The SEC hasn’t yet charged Allen Stanford with a crime, but it would seem the regulator is getting much closer.

The SEC hasn’t yet charged Allen Stanford with a crime, but it would seem the regulator is getting much closer, especially after the mountain of damning findings that the court appointed receiver, Ralph Janvey, filed in a Dallas court Friday.

The court filing includes revealing details about how the Stanford companies operated. For starters, the company had locations in 100 different places around the world and more than 200 different accounting systems, most of which didn’t report centrally. “In contrast to a conventional multi-tiered corporate structure, the stock of almost half of these entities was owned directly by Allen Stanford,” reads the report. And “rather than through a central holding company … the structure was seemingly designed to obfuscate holdings and transfers of cash and assets.”

Interestingly, Janvey, an attorney, says the firm relied almost entirely on the sale of its now notorious off-shore CDs through its U.S.-based financial advisors to fund the rest of its operations. Registered Rep.’sApril cover story chronicled the turmoil of some highly successful Stanford FAs that had recently joined Stanford seeking refuge from their own troubled, national firms embarrassed by the subprime fiasco. The irony: The FAs joined a firm that was shuttered because of fraud allegations.
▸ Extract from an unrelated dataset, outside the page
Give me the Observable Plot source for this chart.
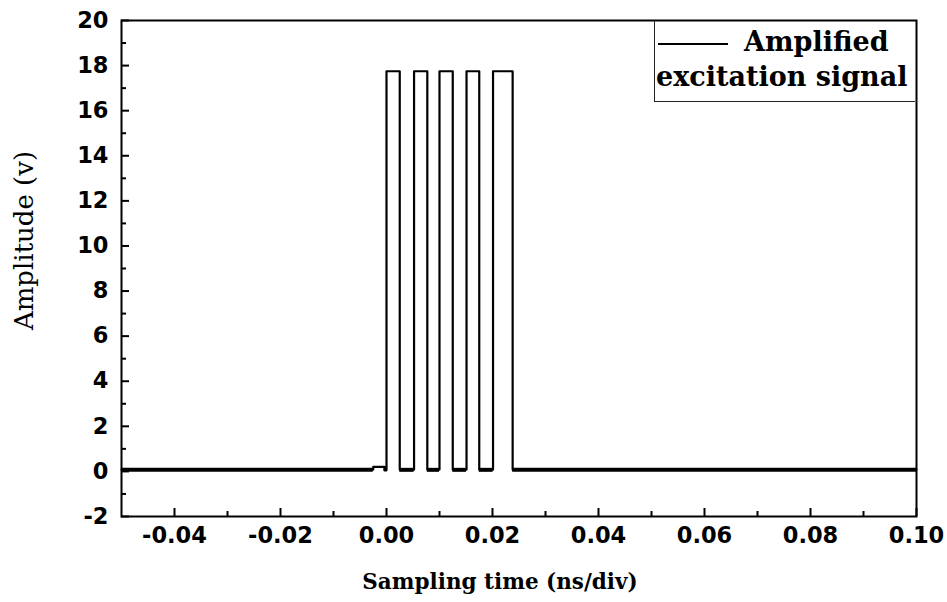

The FAs in our story hadn’t sold any (or many) CDs, because they were suspicious or not impressed with Stanford’s proprietary CDs.
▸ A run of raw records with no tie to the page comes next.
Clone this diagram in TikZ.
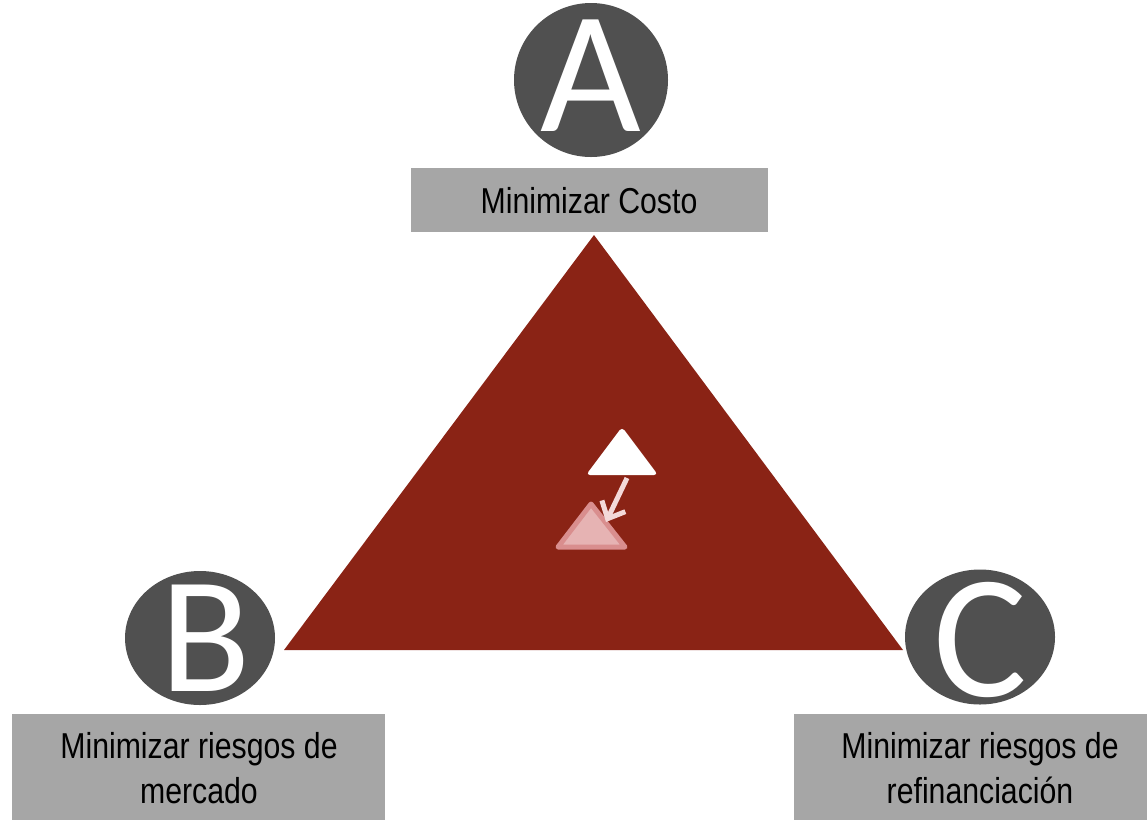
\documentclass[tikz,border=0pt]{standalone}
\usepackage{fontspec}
\setmainfont{Liberation Sans}[FakeStretch=0.84]
\newfontfamily\calfam{Carlito}
\usetikzlibrary{shapes.geometric,arrows.meta}
\definecolor{circgray}{HTML}{505050}
\definecolor{boxgray}{HTML}{A6A6A6}
\definecolor{bigred}{HTML}{8A2315}
\definecolor{pinkfill}{HTML}{E6B3B3}
\definecolor{pinkedge}{HTML}{D98E8E}
\definecolor{arrowpink}{HTML}{F3D9D9}
\tikzset{
  letter/.style={ellipse, fill=circgray, inner sep=0pt},
  labelbox/.style={rectangle, fill=boxgray, inner sep=0pt},
  labeltext/.style={align=center, font=\fontsize{36}{45}\selectfont},
}
\begin{document}
\begin{tikzpicture}[x=1pt,y=-1pt]
\useasboundingbox (0,0) rectangle (1147,820);
% circles
\node[letter, minimum width=154pt, minimum height=154pt] (A) at (591,80) {};
\node[text=white] (At) at (591,76) {\calfam\fontsize{174}{174}\selectfont A};
\node[letter, minimum width=150pt, minimum height=134pt] (B) at (200,638) {};
\node[text=white] (Bt) at (206,638) {\calfam\fontsize{166}{166}\selectfont B};
\node[letter, minimum width=150pt, minimum height=135pt] (C) at (980,637) {};
\node[text=white] (Ct) at (980,640) {\calfam\fontsize{176}{176}\selectfont C};
% boxes
\node[labelbox, minimum width=357pt, minimum height=64pt] (boxA) at (589.5,200) {};
\node[labeltext] (tA) at (589,201) {Minimizar Costo};
\node[labelbox, minimum width=373pt, minimum height=106pt] (boxB) at (198.5,767) {};
\node[labeltext] (tB) at (199,768) {Minimizar riesgos de\\mercado};
\node[labelbox, minimum width=353pt, minimum height=106pt] (boxC) at (970.5,767) {};
\node[labeltext] (tC) at (980,768) {Minimizar riesgos de\\refinanciaci\'on};
% big triangle
\fill[bigred] (594,235) -- (903,650) -- (284,650) -- cycle;
% white triangle
\fill[white, rounded corners=4pt] (622,427) -- (658,475) -- (586,475) -- cycle;
% pink triangle
\filldraw[fill=pinkfill, draw=pinkedge, line width=5pt, line join=round] (591,504) -- (625,547) -- (558,547) -- cycle;
% arrow
\coordinate (arrS) at (627,478);
\coordinate (arrE) at (606,522);
\draw[arrowpink, line width=5pt, -{Straight Barb[length=14pt, width=26pt, line width=5pt]}] (arrS) -- (arrE);
\end{tikzpicture}
\end{document}
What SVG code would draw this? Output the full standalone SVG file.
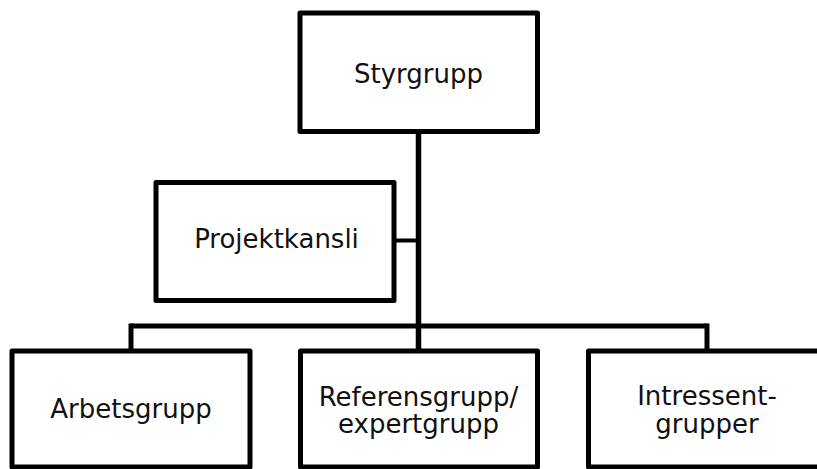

Janvey’s report alleges the CDs not only kept the U.S. broker dealer (The Stanford Group Company) in business—providing $95 million of 2008’s $256 million in total revenue—but the entire firm as well. Janvey is suing 66 former Stanford financial advisors for $40 million for the commissions they received on the sale of the CDs.

From the report:

“To the outside world, before commencement of the Receivership, these financial

businesses appeared to be independently viable … however, based on [the Receiver’s] investigation to date, that the principal purpose and focus of most of the combined operations was to attract and funnel outside investor funds into the Stanford companies through the sale of CDs issued by Stanford’s offshore entity SIBL [Stanford International Bank]. Stanford’s financial statements show that the low, third-party revenue and high-cost structures of the U.S. broker dealer and related financial operations were not capable of sustaining freestanding operations without the revenue they received upon their sale of SIBL CDs, as well as the infusion of investment capital, all or most substantially all of which was derived from CD sales. Once CD funds entered the Stanford companies, they were disbursed toAllen Stanford or to other Stanford-owned entities or used to purchase private equity and other investments, to pay CD redemptions and interest or to pay other expenses and obligations.”
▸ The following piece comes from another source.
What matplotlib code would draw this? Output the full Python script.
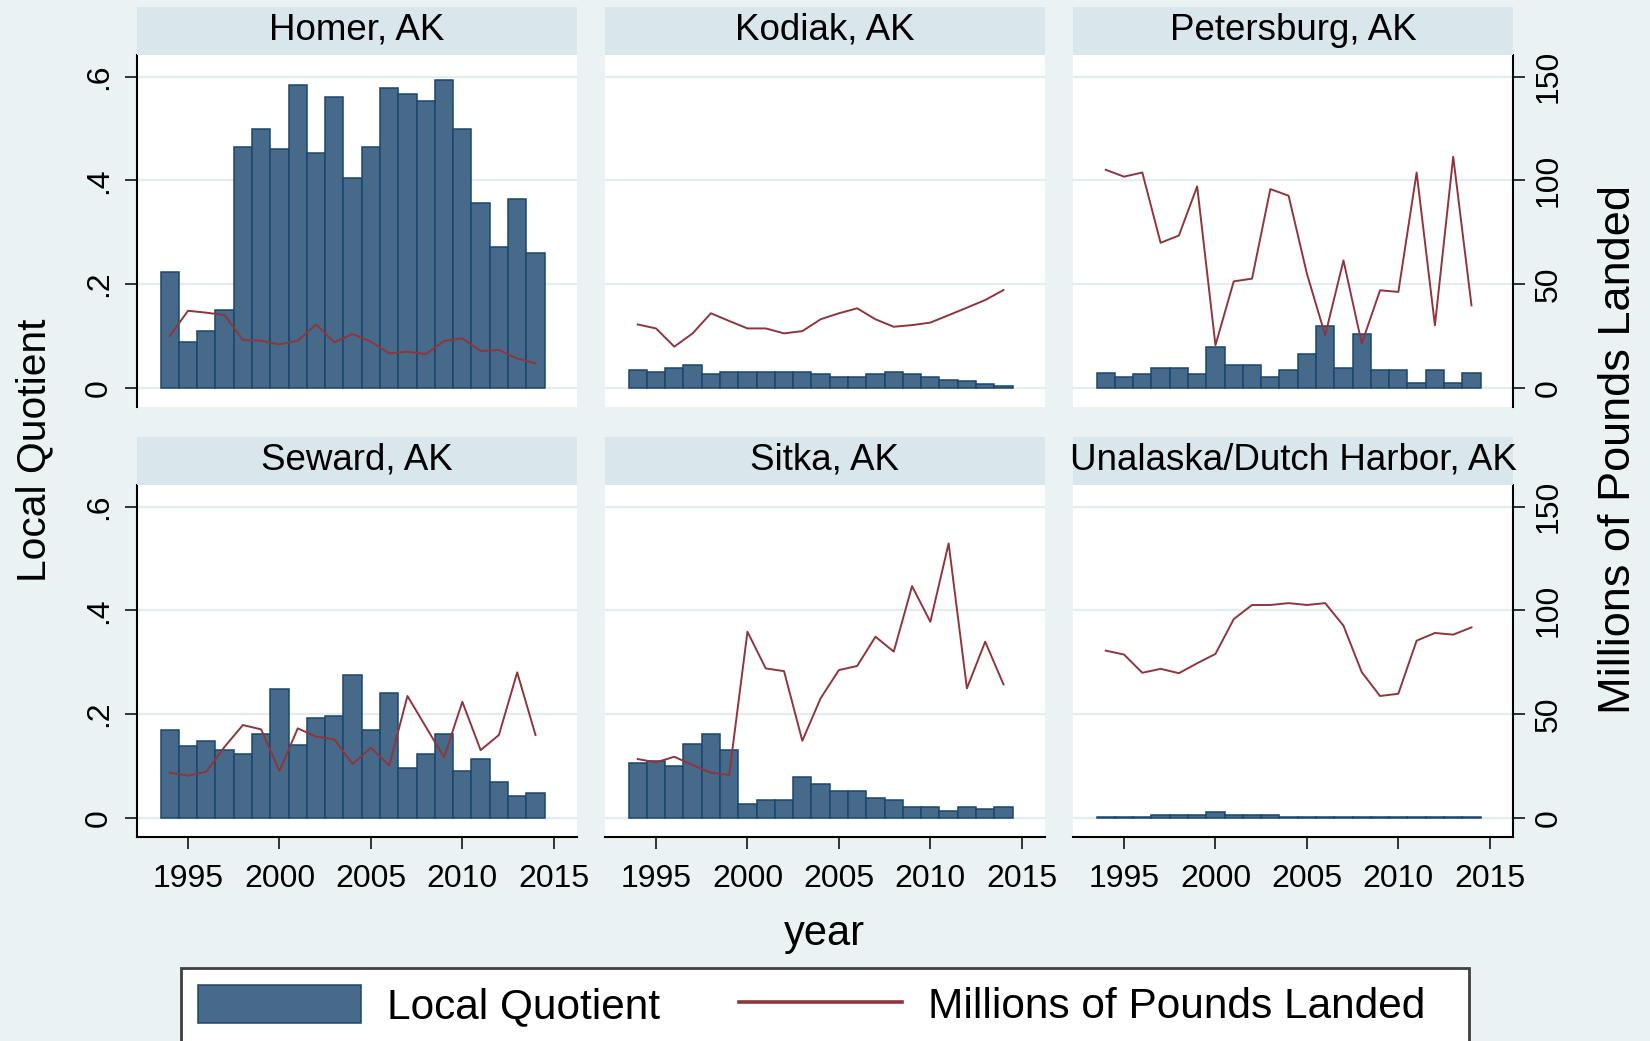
import matplotlib
matplotlib.use("Agg")
import matplotlib.pyplot as plt
from matplotlib.patches import Rectangle
from matplotlib.lines import Line2D

plt.rcParams['font.family'] = ['Liberation Sans', 'DejaVu Sans']

# ---------------- data ----------------
years = list(range(1994, 2015))
cities = ["Homer, AK", "Kodiak, AK", "Petersburg, AK",
          "Seward, AK", "Sitka, AK", "Unalaska/Dutch Harbor, AK"]

lq_homer = [0.224, 0.088, 0.109, 0.149, 0.465, 0.500, 0.461, 0.584, 0.452, 0.561, 0.404,
            0.465, 0.579, 0.567, 0.553, 0.593, 0.500, 0.356, 0.272, 0.364, 0.259]
lbs_homer = [24.9, 37.1, 36.2, 35.0, 23.0, 22.7, 20.9, 22.7, 30.5, 21.9, 25.9,
             22.2, 16.6, 17.4, 16.2, 22.5, 23.8, 17.7, 18.2, 14.1, 11.7]

lq_kodiak = [0.034, 0.030, 0.039, 0.044, 0.026, 0.030, 0.030, 0.030, 0.030, 0.030, 0.026,
             0.020, 0.020, 0.026, 0.030, 0.026, 0.021, 0.015, 0.012, 0.008, 0.004]
lbs_kodiak = [30.5, 28.6, 19.8, 26.2, 35.9, 32.2, 28.6, 28.6, 26.2, 27.3, 33.0,
              35.9, 38.3, 33.0, 29.4, 30.2, 31.4, 35.0, 38.6, 42.3, 47.1]

lq_petersburg = [0.029, 0.021, 0.026, 0.038, 0.038, 0.026, 0.079, 0.044, 0.044, 0.020, 0.034,
                 0.065, 0.119, 0.038, 0.104, 0.034, 0.034, 0.010, 0.034, 0.010, 0.029]
lbs_petersburg = [105.1, 101.8, 103.8, 69.9, 73.4, 97.1, 20.5, 51.3, 52.6, 95.8, 92.6,
                  55.0, 25.3, 61.4, 21.3, 47.0, 46.2, 103.8, 30.1, 111.4, 39.7]

lq_seward = [0.170, 0.139, 0.148, 0.130, 0.122, 0.161, 0.249, 0.140, 0.192, 0.197, 0.275,
             0.170, 0.241, 0.096, 0.122, 0.161, 0.091, 0.113, 0.069, 0.042, 0.047]
lbs_seward = [21.7, 20.3, 22.2, 34.2, 44.7, 42.6, 22.5, 43.1, 39.1, 37.8, 25.9,
              33.8, 25.1, 58.7, 43.9, 29.1, 55.9, 32.6, 39.9, 70.1, 39.9]

lq_sitka = [0.105, 0.109, 0.100, 0.143, 0.161, 0.130, 0.026, 0.034, 0.034, 0.079, 0.065,
            0.051, 0.051, 0.038, 0.034, 0.020, 0.020, 0.013, 0.020, 0.016, 0.020]
lbs_sitka = [28.3, 26.7, 29.4, 25.4, 21.7, 20.6, 89.7, 72.0, 70.7, 37.1, 57.6,
             71.2, 73.2, 87.3, 80.1, 111.7, 94.5, 132.3, 62.4, 84.9, 64.3]

lq_unalaska = [0.001, 0.001, 0.001, 0.006, 0.006, 0.006, 0.011, 0.006, 0.006, 0.006, 0.001,
               0.001, 0.001, 0.001, 0.001, 0.001, 0.001, 0.001, 0.001, 0.001, 0.001]
lbs_unalaska = [80.6, 78.7, 69.9, 71.8, 69.7, 74.5, 79.0, 95.8, 102.6, 102.6, 103.5,
                102.6, 103.5, 92.6, 70.2, 58.7, 59.8, 85.4, 89.1, 88.3, 91.8]

lq_all = [lq_homer, lq_kodiak, lq_petersburg, lq_seward, lq_sitka, lq_unalaska]
lbs_all = [lbs_homer, lbs_kodiak, lbs_petersburg, lbs_seward, lbs_sitka, lbs_unalaska]

x_ticks = [1995, 2000, 2005, 2010, 2015]
lq_ticks = [0, 0.2, 0.4, 0.6]
lq_ticklabels = ["0", ".2", ".4", ".6"]
lbs_ticks = [0, 50, 100, 150]
lbs_ticklabels = ["0", "50", "100", "150"]

# ---------------- style ----------------
BG = "#EAF2F3"
STRIP = "#D9E6EB"
GRID = "#E3EDF0"
BAR = "#476A8A"
EDGE = "#1A476F"
LINE = "#90353B"

W, H = 1650, 1041
fig = plt.figure(figsize=(W / 100, H / 100), dpi=100, facecolor=BG)


def fx(px):
    return px / W


def fy(py):
    return 1 - py / H


cols = [137, 605, 1073]
rows = [55, 485]
pw, ph = 440, 352
strip_h = 48
ylo, yhi = -0.0372, 0.6419
ratio = 250.0
tick_len = 8.6
tick_fs = 23

bar_handle = None
for i, city in enumerate(cities):
    r, c = divmod(i, 3)
    ax = fig.add_axes([fx(cols[c]), fy(rows[r] + ph), pw / W, ph / H])
    ax.set_facecolor("white")
    ax.set_xlim(1992.21, 2016.27)
    ax.set_ylim(ylo, yhi)
    ax.set_yticks(lq_ticks)
    ax.set_xticks(x_ticks)
    ax.grid(axis="y", color=GRID, lw=1.6)
    ax.set_axisbelow(True)
    for s in ax.spines.values():
        s.set_visible(False)

    bars = ax.bar(years, lq_all[i], width=1.0, color=BAR, edgecolor=EDGE,
                  linewidth=1.1, zorder=2)

    ax2 = ax.twinx()
    ax2.set_ylim(ylo * ratio, yhi * ratio)
    ax2.plot(years, lbs_all[i], color=LINE, lw=1.4)
    for s in ax2.spines.values():
        s.set_visible(False)

    if bar_handle is None:
        bar_handle = bars

    # left axis
    if c == 0:
        ax.spines["left"].set_visible(True)
        ax.spines["left"].set_linewidth(1.5)
        ax.set_yticklabels(lq_ticklabels, rotation=90, va="center")
        ax.tick_params(axis="y", length=tick_len, width=1.1, labelsize=tick_fs, pad=8)
    else:
        ax.tick_params(axis="y", length=0, labelleft=False)

    # bottom axis
    if r == 1:
        ax.spines["bottom"].set_visible(True)
        ax.spines["bottom"].set_linewidth(1.5)
        ax.tick_params(axis="x", length=tick_len, width=1.1, labelsize=tick_fs, pad=11)
    else:
        ax.tick_params(axis="x", length=0, labelbottom=False)

    # right axis
    if c == 2:
        ax2.spines["right"].set_visible(True)
        ax2.spines["right"].set_linewidth(1.5)
        ax2.set_yticks(lbs_ticks)
        ax2.set_yticklabels(lbs_ticklabels, rotation=90, va="center")
        ax2.tick_params(axis="y", length=tick_len, width=1.1, labelsize=tick_fs, pad=6)
    else:
        ax2.set_yticks([])

    # strip
    fig.patches.append(Rectangle((fx(cols[c]), fy(rows[r])), pw / W, strip_h / H,
                                 transform=fig.transFigure, facecolor=STRIP,
                                 edgecolor="none", zorder=0))
    fig.text(fx(cols[c] + pw / 2), fy(rows[r] - 15), city, ha="center",
             va="baseline", fontsize=26.5, color="black")

# axis titles
fig.text(fx(824.5), fy(934), "year", ha="center", va="center", fontsize=30)
fig.text(fx(34), fy(450), "Local Quotient", ha="center", va="center",
         rotation=90, fontsize=29.3)
fig.text(fx(1619), fy(449), "Millions of Pounds Landed", ha="center",
         va="center", rotation=90, fontsize=32.5)

# legend frame
fig.patches.append(Rectangle((fx(181), fy(1060)), (1469 - 181) / W, (1060 - 968) / H,
                             transform=fig.transFigure, facecolor="white",
                             edgecolor="#404040", lw=2, zorder=1))
leg_line = Line2D([], [], color=LINE, lw=2.6)
leg = fig.legend([bar_handle, leg_line], ["Local Quotient", "Millions of Pounds Landed"],
                 loc="upper left", bbox_to_anchor=(fx(198), fy(985)), ncol=2,
                 frameon=False, fontsize=30.5, borderpad=0, borderaxespad=0,
                 handlelength=3.85, handleheight=1.0, handletextpad=0.62,
                 columnspacing=1.85)
leg.set_zorder(3)

fig.savefig("out.png", dpi=100, facecolor=BG)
So while the financial businesses were keeping the firm alive, Stanford was free to dabble in his non-financial pursuits, which apparently focused heavily on real estate. According to Janvey’s report, a forensic accounting firm assisting the receiver found real-estate purchases by the firm between April and December 2008 in Antigua worth $63.5 million. The accountants noticed that, however, by 2008 year end, within months of purchasing the property, Stanford’s books showed the value being written up to $3.2 billion—a fifty fold increase in value at a time when real estate values were plummeting.